Foreign trademark applicants will need U.S. attorneys
Effective in July, trademark applicants, registrants, and parties in proceedings before the USPTO must be represented by licensed U.S. attorneys. This move is a response to what the Office calls a “significant surge in foreign filings,” including many that are substantively or procedurally deficient.
This requirement brings the U.S. in line with the majority of other countries, says Laura Schaefer, an associate in Leydig’s Chicago office. She believes the change will reduce the number of “junk” applications – largely from China – that list a plethora of goods and services that applicants will never offer under the proposed marks.
“A foreign lawyer may throw every conceivable class onto an application with little due diligence or concern about propriety and do so with minimal expense to the applicant,” Schaefer says. “These lawyers also do not fully comprehend the use requirements under U.S. law. Most U.S. attorneys, on the other hand, charge per class and are much less likely to put their names on applications that have an absurd number of unrelated goods and services.”
Increased audits to identify marks that are not used in commerce
In a related effort to improve the integrity of the Trademark Register, the USPTO has implemented a vigorous auditing program.
Under the program, the USPTO is now auditing approximately 10 percent of Section 8 and 71 post-registration Declarations of Use. If a registration is audited, the owner must submit proof of current use of the mark for two additional goods or services for each audited class. If that cannot be done, then the owner will need to (a) delete any goods or services from the registration that are not being offered under the mark; and (b) submit proof of current use for all of the remaining goods or services in the registration.

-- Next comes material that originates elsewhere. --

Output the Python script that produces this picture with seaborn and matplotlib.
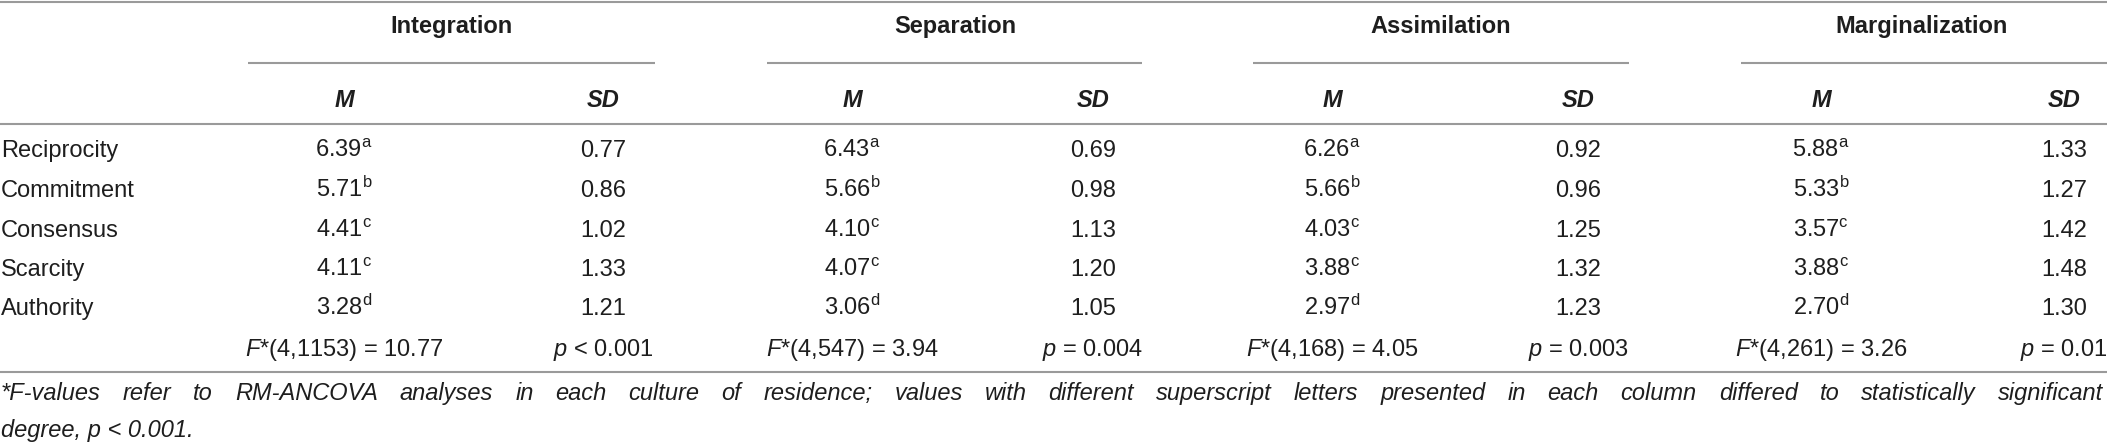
import matplotlib
matplotlib.use("Agg")
import matplotlib.pyplot as plt
import seaborn as sns

# --- table data ---
principles = ["Reciprocity", "Commitment", "Consensus", "Scarcity", "Authority"]
strategies = ["Integration", "Separation", "Assimilation", "Marginalization"]

integration_m = [6.39, 5.71, 4.41, 4.11, 3.28]
integration_sd = [0.77, 0.86, 1.02, 1.33, 1.21]
separation_m = [6.43, 5.66, 4.10, 4.07, 3.06]
separation_sd = [0.69, 0.98, 1.13, 1.20, 1.05]
assimilation_m = [6.26, 5.66, 4.03, 3.88, 2.97]
assimilation_sd = [0.92, 0.96, 1.25, 1.32, 1.23]
marginalization_m = [5.88, 5.33, 3.57, 3.88, 2.70]
marginalization_sd = [1.33, 1.27, 1.42, 1.48, 1.30]

letters = ["a", "b", "c", "c", "d"]

f_df = ["4,1153", "4,547", "4,168", "4,261"]
f_values = [10.77, 3.94, 4.05, 3.26]
p_texts = ["< 0.001", "= 0.004", "= 0.003", "= 0.01"]

footnote_1 = ("*F-values refer to RM-ANCOVA analyses in each culture of residence; values with different "
              "superscript letters presented in each column differed to statistically significant")
footnote_2 = "degree, p < 0.001."

means = [integration_m, separation_m, assimilation_m, marginalization_m]
sds = [integration_sd, separation_sd, assimilation_sd, marginalization_sd]

# --- layout (pixels) ---
W, H = 2107, 445
m_x = [344, 852, 1332, 1821]
sd_x = [603, 1093, 1578, 2064]
head_x = [451, 955, 1441, 1922]
under_spans = [(248, 655), (767, 1142), (1253, 1629), (1741, 2107)]
row_base = [157, 197, 237, 276, 315]
f_base = 356
head_base = 33
sub_base = 107
rule_y = [2, 124, 372]
under_y = 63
foot_base = [400, 437]
foot_right = 2103

sns.set_theme(style="white")
plt.rcParams["font.family"] = ["Liberation Sans", "DejaVu Sans"]
plt.rcParams["mathtext.fontset"] = "custom"
plt.rcParams["mathtext.rm"] = "Liberation Sans"
plt.rcParams["mathtext.it"] = "Liberation Sans:italic"
plt.rcParams["mathtext.bf"] = "Liberation Sans:bold"

fs = 17
ink = "#1e1e1e"
rule = "#9a9a9a"

fig = plt.figure(figsize=(W / 100, H / 100), dpi=100)
ax = fig.add_axes([0, 0, 1, 1])
ax.set_xlim(0, W)
ax.set_ylim(H, 0)
ax.axis("off")

# rules
for y in rule_y:
    ax.hlines(y, 0, W, color=rule, lw=1.5)
for x0, x1 in under_spans:
    ax.hlines(under_y, x0, x1, color=rule, lw=1.5)

# headers
for i, name in enumerate(strategies):
    ax.text(head_x[i], head_base, name, ha="center", va="baseline",
            fontsize=fs, fontweight="bold", color=ink)
    ax.text(m_x[i], sub_base, "M", ha="center", va="baseline",
            fontsize=fs, fontweight="bold", fontstyle="italic", color=ink)
    ax.text(sd_x[i], sub_base, "SD", ha="center", va="baseline",
            fontsize=fs, fontweight="bold", fontstyle="italic", color=ink)

# body
for r, label in enumerate(principles):
    ax.text(1, row_base[r], label, ha="left", va="baseline", fontsize=fs, color=ink)
    for i in range(len(strategies)):
        ax.text(m_x[i], row_base[r], f"{means[i][r]:.2f}$^{{\\mathrm{{{letters[r]}}}}}$",
                ha="center", va="baseline", fontsize=fs, color=ink)
        ax.text(sd_x[i], row_base[r], f"{sds[i][r]:.2f}",
                ha="center", va="baseline", fontsize=fs, color=ink)

# test statistics row
for i in range(len(strategies)):
    ax.text(m_x[i], f_base, f"$\\mathit{{F}}$*({f_df[i]}) = {f_values[i]:.2f}",
            ha="center", va="baseline", fontsize=fs, color=ink)
    ax.text(sd_x[i], f_base, f"$\\mathit{{p}}$ {p_texts[i]}",
            ha="center", va="baseline", fontsize=fs, color=ink)

# footnote: first line justified to the full width
renderer = fig.canvas.get_renderer()
words = footnote_1.split(" ")
word_texts = [ax.text(0, foot_base[0], w, ha="left", va="baseline",
                      fontsize=fs, fontstyle="italic", color=ink) for w in words]
widths = [t.get_window_extent(renderer).width for t in word_texts]
gap = (foot_right - 1 - sum(widths)) / (len(words) - 1)
x = 1
for t, w in zip(word_texts, widths):
    t.set_x(x)
    x += w + gap

ax.text(1, foot_base[1], footnote_2, ha="left", va="baseline",
        fontsize=fs, fontstyle="italic", color=ink)

fig.savefig("out.png", dpi=100)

Mark owners need to be aware of possible audits and the corresponding need, as has always been the case, to delete any goods or services that they are not offering under their marks at the time of filing a post-registration Declaration of Use, Miller says.
“Making such deletions in Declarations of Use can spare owners the burden of having to submit specimens for all goods and services that can potentially come about as part of an audit that identifies any one good or service that is not currently offered,” she advises.